People might be tempted to leave the quirkier parts of their personality out of their profile. But these are the kinds of things that make your profile stand out from the crowd. Who knows? You might connect with someone on playing the same little-known video game, having a thing for French pop music or dressing up in matching PJs with your dog every Christmas. Or if someone is unfamiliar with some of your hobbies, it’s the perfect chance for them to send you an opening message to ask about it.

I recently wrote this Bumble profile for a client:

 

“Nurse by day … by night, animal rescue worker, football watcher, cheesecake connoisseur, and country music super fan (I’ve only seen Luke Bryan in concert 18 times… so far).”

By including quite a few of her hobbies, there are plenty of opportunities for someone to reach out and connect because they have a common interest. But, for example, even if someone isn’t a country music fan themselves, they might be intrigued to know why Luke Bryan is such a favorite.
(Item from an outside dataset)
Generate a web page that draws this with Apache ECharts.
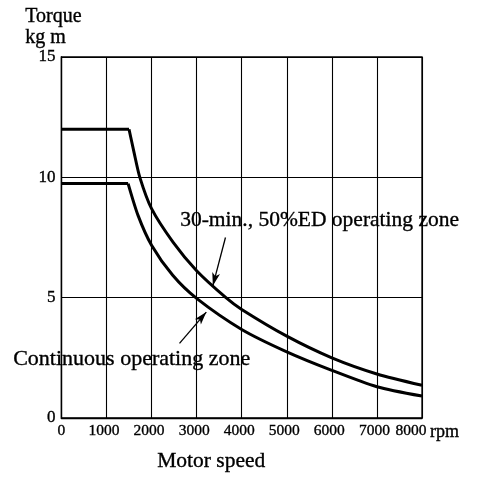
<!DOCTYPE html>
<html>
<head>
<meta charset="utf-8">
<script src="https://cdn.jsdelivr.net/npm/echarts@6/dist/echarts.min.js"></script>
<style>
  html, body { margin: 0; padding: 0; background: #fff; }
  #chart { width: 483px; height: 478px; }
</style>
</head>
<body>
<div id="chart"></div>
<script>
// Motor torque limits versus speed
const xTicks = [0, 1000, 2000, 3000, 4000, 5000, 6000, 7000, 8000];
const yTicks = [0, 5, 10, 15];
const speedUnit = 'rpm';

// 30-min., 50%ED operating zone
const shortFlatSpeed = [0, 1500];
const shortFlatTorque = [12, 12];
const shortSpeed = [1500, 1610, 1740, 2000, 2480, 3000, 3650, 4000, 5000, 6000, 7000, 8000];
const shortTorque = [12, 11.05, 10, 8.7, 7.3, 6.12, 5.0, 4.51, 3.4, 2.5, 1.83, 1.36];

// Continuous operating zone
const contFlatSpeed = [0, 1480];
const contFlatTorque = [9.74, 9.74];
const contSpeed = [1480, 1700, 2000, 2470, 3000, 4000, 5000, 6000, 7000, 8000];
const contTorque = [9.74, 8.42, 7.18, 5.93, 4.97, 3.68, 2.75, 1.98, 1.30, 0.91];

// Leader arrows: [speed, torque] of tail and head
const shortArrow = [[3640, 7.5], [3360, 5.5]];
const contArrow = [[2620, 3.1], [3215, 4.4]];

const zip = (xs, ys) => xs.map((x, i) => [x, ys[i]]);
const SERIF = '"Liberation Serif", "Times New Roman", serif';
const INK = '#000';
const X_FONT = 15.5;
const inkText = (size) => ({
  fontFamily: SERIF, fontSize: size, color: INK,
  textBorderColor: INK, textBorderWidth: 0.35
});

const curveStyle = { color: INK, width: 3 };
const lastTick = xTicks[xTicks.length - 1];

function arrowLine(pts) {
  return {
    silent: true,
    symbol: ['none', 'arrow'],
    symbolSize: [6, 13],
    label: { show: false },
    lineStyle: { color: INK, width: 1.3, type: 'solid' },
    data: [[{ coord: pts[0] }, { coord: pts[1] }]]
  };
}

function caption(text, left, top, size) {
  return {
    type: 'text', left: left, top: top,
    style: { text: text, font: size + 'px ' + SERIF, fill: INK, stroke: INK, lineWidth: 0.35 }
  };
}

const captions = [
  caption('Torque', 25, 7, 20),
  caption('kg m', 25, 28, 20),
  caption('Motor speed', 157, 450, 21.5),
  caption('30-min., 50%ED operating zone', 180, 209, 21.5),
  caption('Continuous operating zone', 13, 348, 22)
];

const chart = echarts.init(document.getElementById('chart'), null, { renderer: 'canvas' });
chart.setOption({
  backgroundColor: '#fff',
  animation: false,
  grid: {
    left: 61.4, right: 61, top: 57, bottom: 60,
    show: true, borderColor: INK, borderWidth: 1.3, backgroundColor: 'transparent'
  },
  xAxis: {
    type: 'value',
    min: xTicks[0], max: lastTick, interval: 1000,
    axisLine: { show: true, lineStyle: { color: INK, width: 1.3 } },
    axisTick: { show: false },
    splitLine: { show: true, lineStyle: { color: INK, width: 1.1 } },
    axisLabel: Object.assign(inkText(X_FONT), {
      margin: 5, interval: 0,
      // the end tick is written together with its unit further below
      formatter: v => {
        if (v === lastTick) return '';
        if (v === 0) return '{zero|0}';
        return '{n|' + v + '}';
      },
      rich: {
        zero: inkText(X_FONT),
        n: Object.assign(inkText(X_FONT), { padding: [0, 5, 0, 0] })
      }
    })
  },
  yAxis: {
    type: 'value',
    min: yTicks[0], max: yTicks[yTicks.length - 1], interval: 5,
    axisLine: { show: true, lineStyle: { color: INK, width: 1.3 } },
    axisTick: { show: false },
    splitLine: { show: true, lineStyle: { color: INK, width: 1.1 } },
    axisLabel: Object.assign(inkText(17), { margin: 6, showMinLabel: true, showMaxLabel: true })
  },
  series: [
    { type: 'line', data: zip(shortFlatSpeed, shortFlatTorque), showSymbol: false,
      lineStyle: curveStyle, z: 5 },
    { type: 'line', data: zip(shortSpeed, shortTorque), showSymbol: false,
      smooth: 0.25, lineStyle: curveStyle, z: 5,
      markLine: arrowLine(shortArrow) },
    { type: 'line', data: zip(contFlatSpeed, contFlatTorque), showSymbol: false,
      lineStyle: curveStyle, z: 5 },
    { type: 'line', data: zip(contSpeed, contTorque), showSymbol: false,
      smooth: 0.25, lineStyle: curveStyle, z: 5,
      markLine: arrowLine(contArrow) }
  ],
  graphic: captions
});

// End tick label with the speed unit, placed from the axis scale
const endPos = chart.convertToPixel({ xAxisIndex: 0, yAxisIndex: 0 }, [lastTick, 0]);
chart.setOption({
  graphic: captions.concat([
    {
      type: 'text', x: endPos[0] - 11, y: endPos[1] + 5,
      style: {
        text: String(lastTick), font: X_FONT + 'px ' + SERIF, fill: INK, stroke: INK, lineWidth: 0.35,
        textAlign: 'center', textVerticalAlign: 'top'
      }
    },
    {
      type: 'text', x: endPos[0] + 8, y: endPos[1] + 5,
      style: {
        text: speedUnit, font: '18px ' + SERIF, fill: INK, stroke: INK, lineWidth: 0.35,
        textAlign: 'left', textVerticalAlign: 'top'
      }
    }
  ])
}, { replaceMerge: ['graphic'] });
</script>
</body>
</html>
Does he put on a great show? What’s the best song for me to listen to first if I’ve never heard one of his hits before? All great chances to kick off a conversation.

Sure, you’re probably not going to outright share some of the things you’re trying to improve about yourself. (Who would swipe right on “My morning breath is rancid”?) But the best thing to do when writing your online dating profile is to make sure it is an accurate reflection of yourself. That way, you’re attracting people who will be a good match for you … not the ultra-interesting, incredibly impressive version of yourself that you’ve created but the real, everyday you.

Not sure if your profile is a good representation of yourself? Ask a trusted friend to give it a read and ask if it sounds like you. They’ll let you know.